GIVEN INSTRUCTION →
Extract the whole listing as it stands. Do not include the pictures.

MATERIAL PROVIDED →
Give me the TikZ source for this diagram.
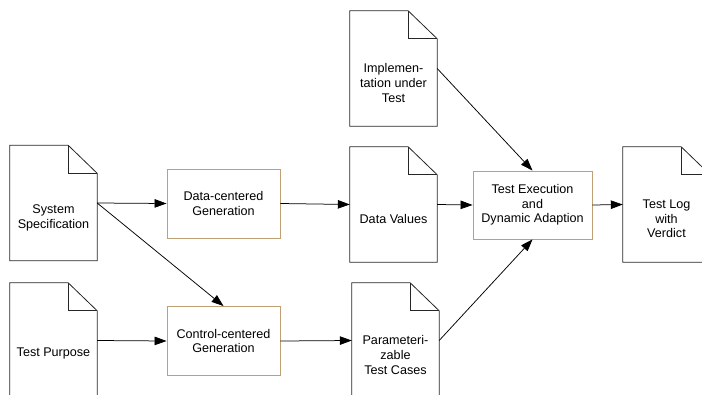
\documentclass[tikz,border=0pt]{standalone}
\usepackage{fontspec}
\setmainfont{Liberation Sans}
\usetikzlibrary{arrows.meta}
\definecolor{boxc}{RGB}{191,160,118}
\tikzset{
 docbody/.style={minimum width=87pt, minimum height=115pt, inner sep=0pt, draw=none},
 txt/.style={font=\fontsize{12.6}{14.7}\selectfont},
 doctext/.style={txt, align=center, inner sep=0pt},
 procbox/.style={txt, draw=boxc, line width=0.9pt, minimum width=113pt, minimum height=69pt, align=center, inner sep=0pt},
 docline/.style={draw=black!85, line width=0.8pt},
 conn/.style={line width=0.75pt, -{Triangle[length=12pt,width=8.5pt]}},
}
\newcommand\drawdoc[1]{%
 \draw[docline] (#1.north west) -- ([xshift=-29pt]#1.north east) -- ([yshift=-28pt]#1.north east) -- (#1.south east) -- (#1.south west) -- cycle;
 \draw[docline] ([xshift=-29pt]#1.north east) |- ([yshift=-28pt]#1.north east);
}
\begin{document}
\begin{tikzpicture}[x=1pt,y=-1pt]
\useasboundingbox (0,0) rectangle (702,394);
\clip (0,0) rectangle (702,394);
% documents
\node[docbody] (spec) at (53.5,203) {};
\node[doctext] (spect) at (53.5,218) {System\\Specification};
\node[docbody] (purp) at (53.5,340.5) {};
\node[doctext] (purpt) at (53.5,353) {Test Purpose};
\node[docbody] (impl) at (393.5,68.5) {};
\node[doctext] (implt) at (393.5,83) {Implemen-\\tation under\\Test};
\node[docbody] (dval) at (393.5,204.5) {};
\node[doctext] (dvalt) at (393.5,219) {Data Values};
\node[docbody] (param) at (395.5,340.5) {};
\node[doctext] (paramt) at (395.5,355) {Parameteri-\\zable\\Test Cases};
\node[docbody] (log) at (666.5,204.5) {};
\node[doctext] (logt) at (666.5,219) {Test Log\\with\\Verdict};
\drawdoc{spec}
\drawdoc{purp}
\drawdoc{impl}
\drawdoc{dval}
\drawdoc{param}
\drawdoc{log}
% process boxes
\node[procbox] (dgen) at (223.5,203.5) {Data-centered\\Generation};
\node[procbox] (cgen) at (223.5,341) {Control-centered\\Generation};
\node[procbox, minimum width=119pt, minimum height=68pt] (exec) at (532.5,205) {Test Execution\\and\\Dynamic Adaption};
% connectors
\draw[conn] (spec.east) -- (dgen.west);
\draw[conn] (spec.east) -- (cgen.north);
\draw[conn] (purp.east) -- (cgen.west);
\draw[conn] (dgen.east) -- (dval.west);
\draw[conn] (cgen.east) -- (param.west);
\draw[conn] (dval.east) -- (exec.west);
\draw[conn] (impl.east) -- (exec.north);
\draw[conn] (param.east) -- (exec.south);
\draw[conn] (exec.east) -- (log.west);
\end{tikzpicture}
\end{document}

COMPLETE RESPONSE →
Give me the TikZ source for this diagram.
\documentclass[tikz,border=0pt]{standalone}
\usepackage{fontspec}
\setmainfont{Liberation Sans}
\usetikzlibrary{arrows.meta}
\definecolor{boxc}{RGB}{191,160,118}
\tikzset{
 docbody/.style={minimum width=87pt, minimum height=115pt, inner sep=0pt, draw=none},
 txt/.style={font=\fontsize{12.6}{14.7}\selectfont},
 doctext/.style={txt, align=center, inner sep=0pt},
 procbox/.style={txt, draw=boxc, line width=0.9pt, minimum width=113pt, minimum height=69pt, align=center, inner sep=0pt},
 docline/.style={draw=black!85, line width=0.8pt},
 conn/.style={line width=0.75pt, -{Triangle[length=12pt,width=8.5pt]}},
}
\newcommand\drawdoc[1]{%
 \draw[docline] (#1.north west) -- ([xshift=-29pt]#1.north east) -- ([yshift=-28pt]#1.north east) -- (#1.south east) -- (#1.south west) -- cycle;
 \draw[docline] ([xshift=-29pt]#1.north east) |- ([yshift=-28pt]#1.north east);
}
\begin{document}
\begin{tikzpicture}[x=1pt,y=-1pt]
\useasboundingbox (0,0) rectangle (702,394);
\clip (0,0) rectangle (702,394);
% documents
\node[docbody] (spec) at (53.5,203) {};
\node[doctext] (spect) at (53.5,218) {System\\Specification};
\node[docbody] (purp) at (53.5,340.5) {};
\node[doctext] (purpt) at (53.5,353) {Test Purpose};
\node[docbody] (impl) at (393.5,68.5) {};
\node[doctext] (implt) at (393.5,83) {Implemen-\\tation under\\Test};
\node[docbody] (dval) at (393.5,204.5) {};
\node[doctext] (dvalt) at (393.5,219) {Data Values};
\node[docbody] (param) at (395.5,340.5) {};
\node[doctext] (paramt) at (395.5,355) {Parameteri-\\zable\\Test Cases};
\node[docbody] (log) at (666.5,204.5) {};
\node[doctext] (logt) at (666.5,219) {Test Log\\with\\Verdict};
\drawdoc{spec}
\drawdoc{purp}
\drawdoc{impl}
\drawdoc{dval}
\drawdoc{param}
\drawdoc{log}
% process boxes
\node[procbox] (dgen) at (223.5,203.5) {Data-centered\\Generation};
\node[procbox] (cgen) at (223.5,341) {Control-centered\\Generation};
\node[procbox, minimum width=119pt, minimum height=68pt] (exec) at (532.5,205) {Test Execution\\and\\Dynamic Adaption};
% connectors
\draw[conn] (spec.east) -- (dgen.west);
\draw[conn] (spec.east) -- (cgen.north);
\draw[conn] (purp.east) -- (cgen.west);
\draw[conn] (dgen.east) -- (dval.west);
\draw[conn] (cgen.east) -- (param.west);
\draw[conn] (dval.east) -- (exec.west);
\draw[conn] (impl.east) -- (exec.north);
\draw[conn] (param.east) -- (exec.south);
\draw[conn] (exec.east) -- (log.west);
\end{tikzpicture}
\end{document}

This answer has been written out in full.